Nothing but the lines from the top of the data to the line holding "(545,276) -- cycle;" should be printed, word for word and both ends included; leave the pictures out.

— Start of INFORMATION SHOWN —

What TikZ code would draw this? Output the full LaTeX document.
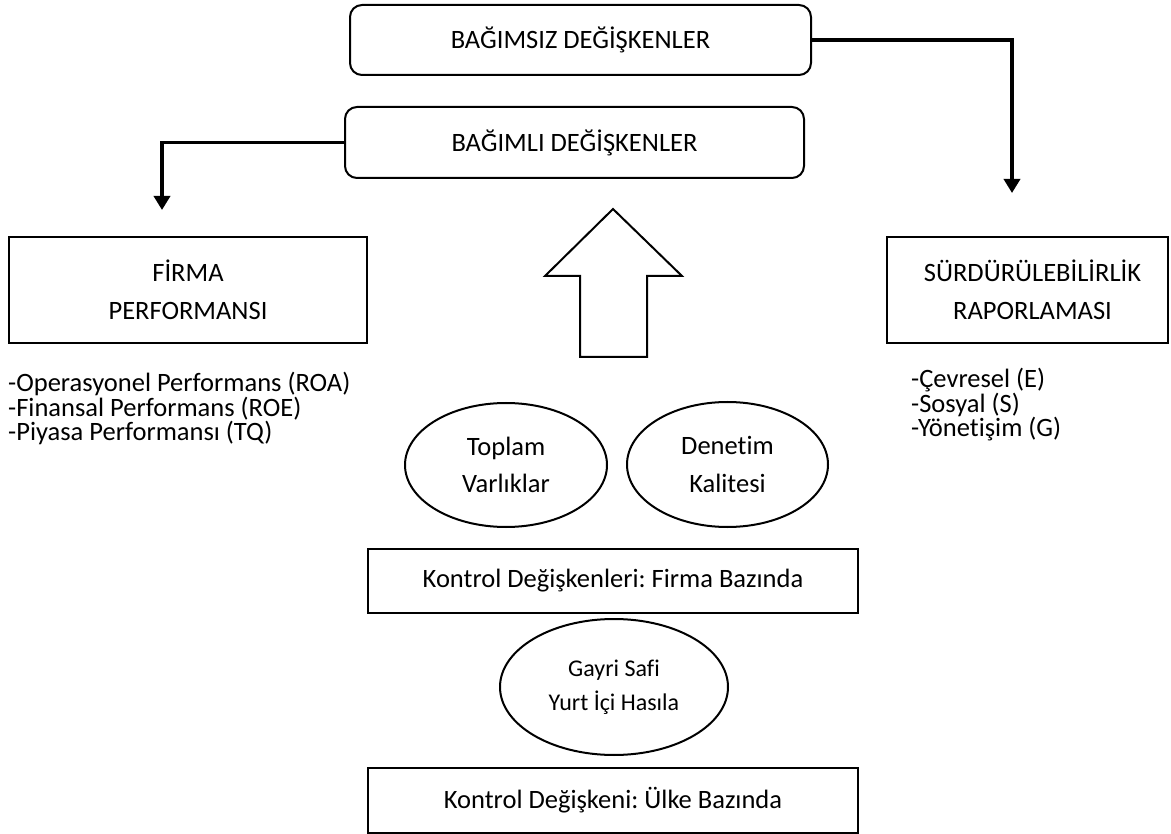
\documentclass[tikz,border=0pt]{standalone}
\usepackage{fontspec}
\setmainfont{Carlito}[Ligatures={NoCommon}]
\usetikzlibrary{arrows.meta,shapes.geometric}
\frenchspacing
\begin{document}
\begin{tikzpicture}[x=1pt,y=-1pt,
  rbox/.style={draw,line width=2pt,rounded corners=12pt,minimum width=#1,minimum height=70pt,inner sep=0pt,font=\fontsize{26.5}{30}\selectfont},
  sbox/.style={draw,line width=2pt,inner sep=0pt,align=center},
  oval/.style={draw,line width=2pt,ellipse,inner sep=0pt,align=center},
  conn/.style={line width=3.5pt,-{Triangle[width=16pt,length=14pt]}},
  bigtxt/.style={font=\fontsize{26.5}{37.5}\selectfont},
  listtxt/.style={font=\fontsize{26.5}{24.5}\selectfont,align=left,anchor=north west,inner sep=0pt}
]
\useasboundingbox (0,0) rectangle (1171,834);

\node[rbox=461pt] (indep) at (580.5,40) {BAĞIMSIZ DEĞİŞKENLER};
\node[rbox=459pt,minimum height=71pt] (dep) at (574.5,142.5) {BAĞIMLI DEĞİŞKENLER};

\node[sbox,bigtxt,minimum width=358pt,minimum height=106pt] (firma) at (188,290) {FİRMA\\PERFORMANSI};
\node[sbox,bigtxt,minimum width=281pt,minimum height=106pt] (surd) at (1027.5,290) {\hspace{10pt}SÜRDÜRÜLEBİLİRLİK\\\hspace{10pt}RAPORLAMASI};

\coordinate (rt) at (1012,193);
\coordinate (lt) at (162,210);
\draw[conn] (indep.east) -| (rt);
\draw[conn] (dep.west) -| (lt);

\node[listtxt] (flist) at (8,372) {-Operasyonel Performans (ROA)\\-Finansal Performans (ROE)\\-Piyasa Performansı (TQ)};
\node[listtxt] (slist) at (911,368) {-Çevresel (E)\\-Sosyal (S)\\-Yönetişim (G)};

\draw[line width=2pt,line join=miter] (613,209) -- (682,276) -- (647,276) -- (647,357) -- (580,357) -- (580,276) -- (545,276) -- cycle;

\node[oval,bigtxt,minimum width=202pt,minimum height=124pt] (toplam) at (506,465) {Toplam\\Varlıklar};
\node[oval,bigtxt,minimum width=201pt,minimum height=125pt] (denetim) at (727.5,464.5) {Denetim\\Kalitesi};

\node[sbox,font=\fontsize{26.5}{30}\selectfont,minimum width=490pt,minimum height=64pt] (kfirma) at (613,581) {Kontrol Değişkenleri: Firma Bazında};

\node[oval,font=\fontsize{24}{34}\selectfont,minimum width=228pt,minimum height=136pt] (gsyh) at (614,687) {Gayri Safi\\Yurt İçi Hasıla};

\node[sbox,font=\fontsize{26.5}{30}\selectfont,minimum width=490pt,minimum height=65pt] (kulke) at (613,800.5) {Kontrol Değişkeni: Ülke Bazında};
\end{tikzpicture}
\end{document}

— End of INFORMATION SHOWN —

RESULT FOR THIS EXERCISE
What TikZ code would draw this? Output the full LaTeX document.
\documentclass[tikz,border=0pt]{standalone}
\usepackage{fontspec}
\setmainfont{Carlito}[Ligatures={NoCommon}]
\usetikzlibrary{arrows.meta,shapes.geometric}
\frenchspacing
\begin{document}
\begin{tikzpicture}[x=1pt,y=-1pt,
  rbox/.style={draw,line width=2pt,rounded corners=12pt,minimum width=#1,minimum height=70pt,inner sep=0pt,font=\fontsize{26.5}{30}\selectfont},
  sbox/.style={draw,line width=2pt,inner sep=0pt,align=center},
  oval/.style={draw,line width=2pt,ellipse,inner sep=0pt,align=center},
  conn/.style={line width=3.5pt,-{Triangle[width=16pt,length=14pt]}},
  bigtxt/.style={font=\fontsize{26.5}{37.5}\selectfont},
  listtxt/.style={font=\fontsize{26.5}{24.5}\selectfont,align=left,anchor=north west,inner sep=0pt}
]
\useasboundingbox (0,0) rectangle (1171,834);

\node[rbox=461pt] (indep) at (580.5,40) {BAĞIMSIZ DEĞİŞKENLER};
\node[rbox=459pt,minimum height=71pt] (dep) at (574.5,142.5) {BAĞIMLI DEĞİŞKENLER};

\node[sbox,bigtxt,minimum width=358pt,minimum height=106pt] (firma) at (188,290) {FİRMA\\PERFORMANSI};
\node[sbox,bigtxt,minimum width=281pt,minimum height=106pt] (surd) at (1027.5,290) {\hspace{10pt}SÜRDÜRÜLEBİLİRLİK\\\hspace{10pt}RAPORLAMASI};

\coordinate (rt) at (1012,193);
\coordinate (lt) at (162,210);
\draw[conn] (indep.east) -| (rt);
\draw[conn] (dep.west) -| (lt);

\node[listtxt] (flist) at (8,372) {-Operasyonel Performans (ROA)\\-Finansal Performans (ROE)\\-Piyasa Performansı (TQ)};
\node[listtxt] (slist) at (911,368) {-Çevresel (E)\\-Sosyal (S)\\-Yönetişim (G)};

\draw[line width=2pt,line join=miter] (613,209) -- (682,276) -- (647,276) -- (647,357) -- (580,357) -- (580,276) -- (545,276) -- cycle;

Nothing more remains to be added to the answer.